Capstone: Implementing Persistent Memory
Build the memory layer for your capstone project. Learn how to use external storage to keep your agent's context 'Thin' and efficient.
Capstone: Implementing Persistent Memory
A "Budget-First" agent cannot afford to have a "Long-Term Memory" inside its prompt. If the agent does 20 searches, and each search result is 1,000 tokens, the 21st turn will cost 21,000 input tokens. This would kill our $0.10 budget instantly.
In this project step, we will build an External Semantic Memory. The agent will "Offload" search results to a local database and "Retrieve" only the snippets it needs.
1. The Memory Architecture
We will use ChromaDB or a simple JSON-based Vector Store for this project.
- Extraction Phase: Agent searches -> Specialist (Tier 1) extracts facts.
- Persistence Phase: Specialist saves facts to the Database. (Prompt Cleared).
- Synthesis Phase: Agent queries the Database for facts. (Context remains "Thin").
2. Implementation: The Memory Controller
Python Code: Saving and Recalling Facts
import chromadb
class AgentMemory:
def __init__(self):
self.client = chromadb.Client()
self.collection = self.client.create_collection("research_facts")
def remember(self, fact_text, source_url):
# We store the fact and the source
self.collection.add(
documents=[fact_text],
metadatas=[{"source": source_url}],
ids=[generate_id()]
)
def search(self, query):
# The agent 'Calls' this tool to find facts in its own past
results = self.collection.query(query_texts=[query], n_results=3)
return results['documents']
# In the Agent Loop
memory = AgentMemory()
memory.remember("Quantum computers use qubits.", "wikipedia.org")
3. The "Context Purge" Logic
After every successful research turn, we will physically Delete the search_result from the agent's message history.
Wait, won't the agent forget? No, because we've already Extracted the facts into our Database.

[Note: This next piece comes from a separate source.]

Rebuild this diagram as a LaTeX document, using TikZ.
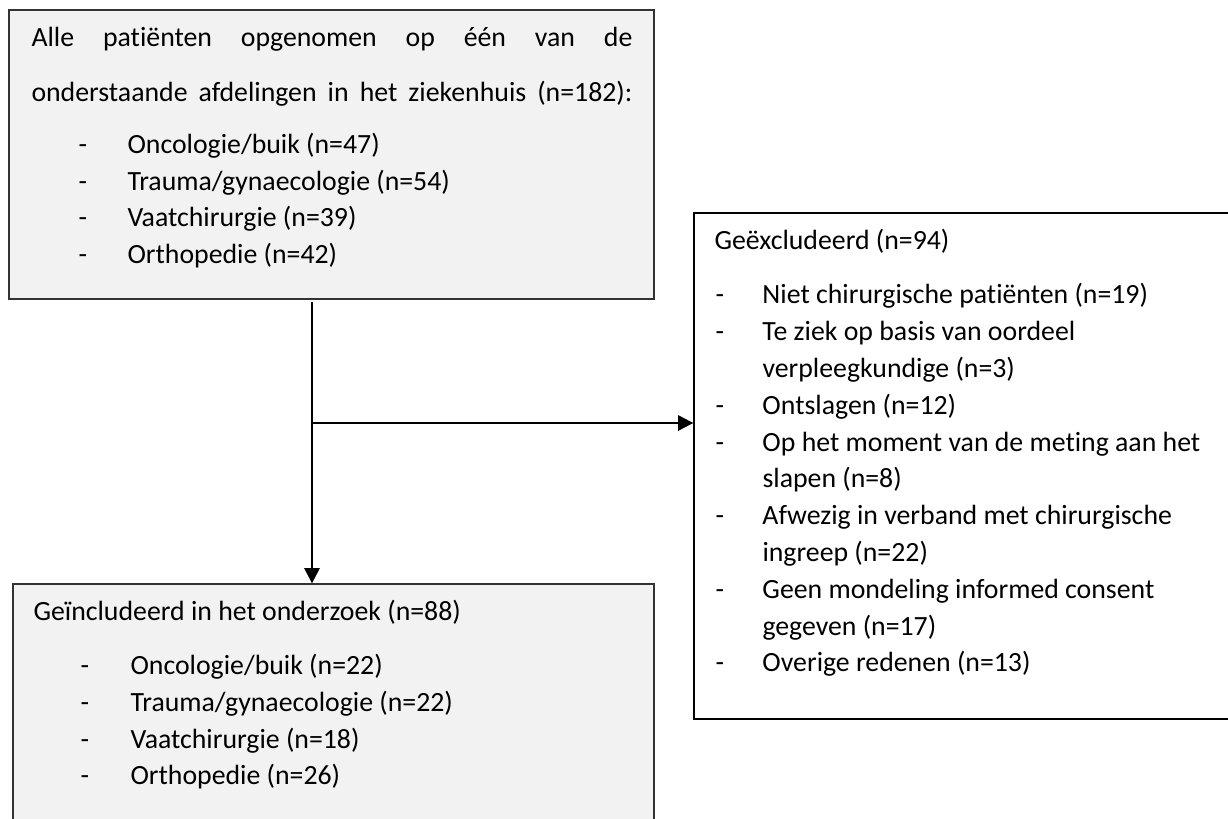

The agent's "Working Memory" (The Prompt) stays at ~500 tokens, even if we've researched 50,000 tokens of data.
4. Why this Saves Dollars
- Without Memory: 20 turns × 5,000 cumulative tokens = 100,000 tokens ($1.50).
- With Memory: 20 turns × 500 fixed tokens = 10,000 tokens ($0.15).
- Project Goal Check: We are well on our way to the $0.10 target.
5. Next Steps
Now that we have Intelligence (Router) and Memory (Database), we need to optimize for Power (Final Synthesis).
In the next lesson, we will implement the Final Synthesis Node, which uses our Tier 3 model to pull everything together in a single, high-density pass.
Exercise: The Memory Test
- Predict the total token count of a 10-turn conversation where each turn adds a 500-word Wikipedia snippet.
- Calculate the cost on GPT-4o.
- Now, assume you implement the "remember" and "search" pattern, and the prompt stays at a constant 400 tokens.
- Calculate the new cost.
- (Result: It is usually 5x to 10x cheaper).